* **What is required**:
Exclude the pictures and return every line exactly as written.

* **Dataset extract**:

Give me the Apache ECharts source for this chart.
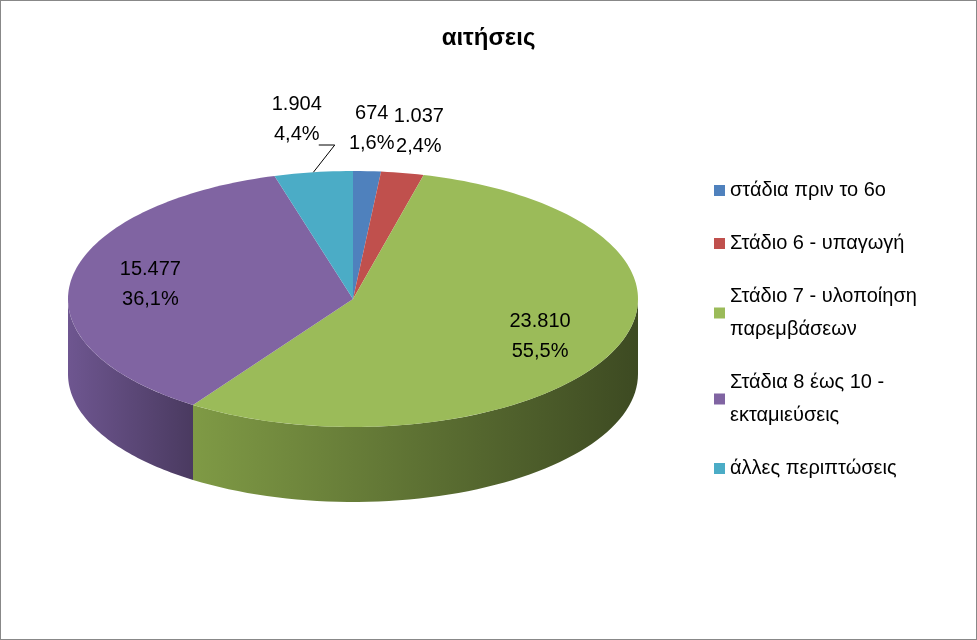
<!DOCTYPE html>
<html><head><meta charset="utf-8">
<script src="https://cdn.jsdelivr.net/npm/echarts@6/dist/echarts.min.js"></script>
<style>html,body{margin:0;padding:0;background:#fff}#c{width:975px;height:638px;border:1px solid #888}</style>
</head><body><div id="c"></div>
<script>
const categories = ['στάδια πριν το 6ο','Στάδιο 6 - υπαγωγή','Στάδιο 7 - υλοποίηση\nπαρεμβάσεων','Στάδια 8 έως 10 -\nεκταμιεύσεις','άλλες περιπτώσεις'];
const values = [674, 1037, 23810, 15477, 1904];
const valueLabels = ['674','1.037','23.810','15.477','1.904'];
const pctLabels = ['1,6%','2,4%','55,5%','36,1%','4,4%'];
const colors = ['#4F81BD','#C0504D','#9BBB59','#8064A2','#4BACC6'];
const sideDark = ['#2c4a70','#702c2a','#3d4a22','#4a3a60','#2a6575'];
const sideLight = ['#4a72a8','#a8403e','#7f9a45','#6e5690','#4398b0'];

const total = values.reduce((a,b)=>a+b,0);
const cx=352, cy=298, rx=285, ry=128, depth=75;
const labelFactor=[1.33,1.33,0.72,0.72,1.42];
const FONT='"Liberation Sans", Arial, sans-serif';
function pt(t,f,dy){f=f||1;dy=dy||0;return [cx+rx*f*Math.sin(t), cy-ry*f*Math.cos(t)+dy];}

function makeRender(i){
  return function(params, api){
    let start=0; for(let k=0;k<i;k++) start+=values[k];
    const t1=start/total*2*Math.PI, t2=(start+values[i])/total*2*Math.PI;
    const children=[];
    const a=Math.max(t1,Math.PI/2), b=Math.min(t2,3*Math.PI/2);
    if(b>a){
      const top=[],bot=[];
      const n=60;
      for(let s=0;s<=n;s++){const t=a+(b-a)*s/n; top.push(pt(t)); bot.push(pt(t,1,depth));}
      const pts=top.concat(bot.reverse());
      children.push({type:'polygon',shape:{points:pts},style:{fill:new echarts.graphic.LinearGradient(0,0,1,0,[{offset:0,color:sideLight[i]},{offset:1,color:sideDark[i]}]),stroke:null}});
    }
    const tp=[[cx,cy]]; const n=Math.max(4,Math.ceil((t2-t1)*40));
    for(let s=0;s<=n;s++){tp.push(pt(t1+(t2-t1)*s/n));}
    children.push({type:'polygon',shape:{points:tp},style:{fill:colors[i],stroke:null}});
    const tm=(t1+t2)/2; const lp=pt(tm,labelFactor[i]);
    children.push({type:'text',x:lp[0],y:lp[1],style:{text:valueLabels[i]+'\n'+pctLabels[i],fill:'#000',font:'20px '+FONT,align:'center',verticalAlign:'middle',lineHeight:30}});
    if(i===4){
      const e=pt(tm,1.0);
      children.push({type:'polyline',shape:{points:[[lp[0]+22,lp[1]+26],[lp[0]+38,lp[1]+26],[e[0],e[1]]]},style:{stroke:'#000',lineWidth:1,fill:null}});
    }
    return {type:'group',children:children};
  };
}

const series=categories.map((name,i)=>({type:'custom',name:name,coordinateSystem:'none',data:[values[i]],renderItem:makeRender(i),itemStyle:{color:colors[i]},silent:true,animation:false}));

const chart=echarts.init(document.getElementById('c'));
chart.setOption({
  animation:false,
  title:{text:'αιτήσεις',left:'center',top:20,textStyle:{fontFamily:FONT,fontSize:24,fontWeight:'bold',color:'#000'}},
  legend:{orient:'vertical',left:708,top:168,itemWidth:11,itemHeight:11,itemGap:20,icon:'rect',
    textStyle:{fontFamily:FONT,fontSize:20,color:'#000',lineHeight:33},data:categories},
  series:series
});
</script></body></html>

* **Task solution**:
Give me the Apache ECharts source for this chart.
<!DOCTYPE html>
<html><head><meta charset="utf-8">
<script src="https://cdn.jsdelivr.net/npm/echarts@6/dist/echarts.min.js"></script>
<style>html,body{margin:0;padding:0;background:#fff}#c{width:975px;height:638px;border:1px solid #888}</style>
</head><body><div id="c"></div>
<script>
const categories = ['στάδια πριν το 6ο','Στάδιο 6 - υπαγωγή','Στάδιο 7 - υλοποίηση\nπαρεμβάσεων','Στάδια 8 έως 10 -\nεκταμιεύσεις','άλλες περιπτώσεις'];
const values = [674, 1037, 23810, 15477, 1904];
const valueLabels = ['674','1.037','23.810','15.477','1.904'];
const pctLabels = ['1,6%','2,4%','55,5%','36,1%','4,4%'];
const colors = ['#4F81BD','#C0504D','#9BBB59','#8064A2','#4BACC6'];
const sideDark = ['#2c4a70','#702c2a','#3d4a22','#4a3a60','#2a6575'];
const sideLight = ['#4a72a8','#a8403e','#7f9a45','#6e5690','#4398b0'];

const total = values.reduce((a,b)=>a+b,0);
const cx=352, cy=298, rx=285, ry=128, depth=75;
const labelFactor=[1.33,1.33,0.72,0.72,1.42];
const FONT='"Liberation Sans", Arial, sans-serif';
function pt(t,f,dy){f=f||1;dy=dy||0;return [cx+rx*f*Math.sin(t), cy-ry*f*Math.cos(t)+dy];}

function makeRender(i){
  return function(params, api){
    let start=0; for(let k=0;k<i;k++) start+=values[k];
    const t1=start/total*2*Math.PI, t2=(start+values[i])/total*2*Math.PI;
    const children=[];
    const a=Math.max(t1,Math.PI/2), b=Math.min(t2,3*Math.PI/2);
    if(b>a){
      const top=[],bot=[];
      const n=60;
      for(let s=0;s<=n;s++){const t=a+(b-a)*s/n; top.push(pt(t)); bot.push(pt(t,1,depth));}
      const pts=top.concat(bot.reverse());
      children.push({type:'polygon',shape:{points:pts},style:{fill:new echarts.graphic.LinearGradient(0,0,1,0,[{offset:0,color:sideLight[i]},{offset:1,color:sideDark[i]}]),stroke:null}});
    }
    const tp=[[cx,cy]]; const n=Math.max(4,Math.ceil((t2-t1)*40));
    for(let s=0;s<=n;s++){tp.push(pt(t1+(t2-t1)*s/n));}
    children.push({type:'polygon',shape:{points:tp},style:{fill:colors[i],stroke:null}});
    const tm=(t1+t2)/2; const lp=pt(tm,labelFactor[i]);
    children.push({type:'text',x:lp[0],y:lp[1],style:{text:valueLabels[i]+'\n'+pctLabels[i],fill:'#000',font:'20px '+FONT,align:'center',verticalAlign:'middle',lineHeight:30}});
    if(i===4){
      const e=pt(tm,1.0);
      children.push({type:'polyline',shape:{points:[[lp[0]+22,lp[1]+26],[lp[0]+38,lp[1]+26],[e[0],e[1]]]},style:{stroke:'#000',lineWidth:1,fill:null}});
    }
    return {type:'group',children:children};
  };
}

const series=categories.map((name,i)=>({type:'custom',name:name,coordinateSystem:'none',data:[values[i]],renderItem:makeRender(i),itemStyle:{color:colors[i]},silent:true,animation:false}));

const chart=echarts.init(document.getElementById('c'));
chart.setOption({
  animation:false,
  title:{text:'αιτήσεις',left:'center',top:20,textStyle:{fontFamily:FONT,fontSize:24,fontWeight:'bold',color:'#000'}},
  legend:{orient:'vertical',left:708,top:168,itemWidth:11,itemHeight:11,itemGap:20,icon:'rect',
    textStyle:{fontFamily:FONT,fontSize:20,color:'#000',lineHeight:33},data:categories},
  series:series
});
</script></body></html>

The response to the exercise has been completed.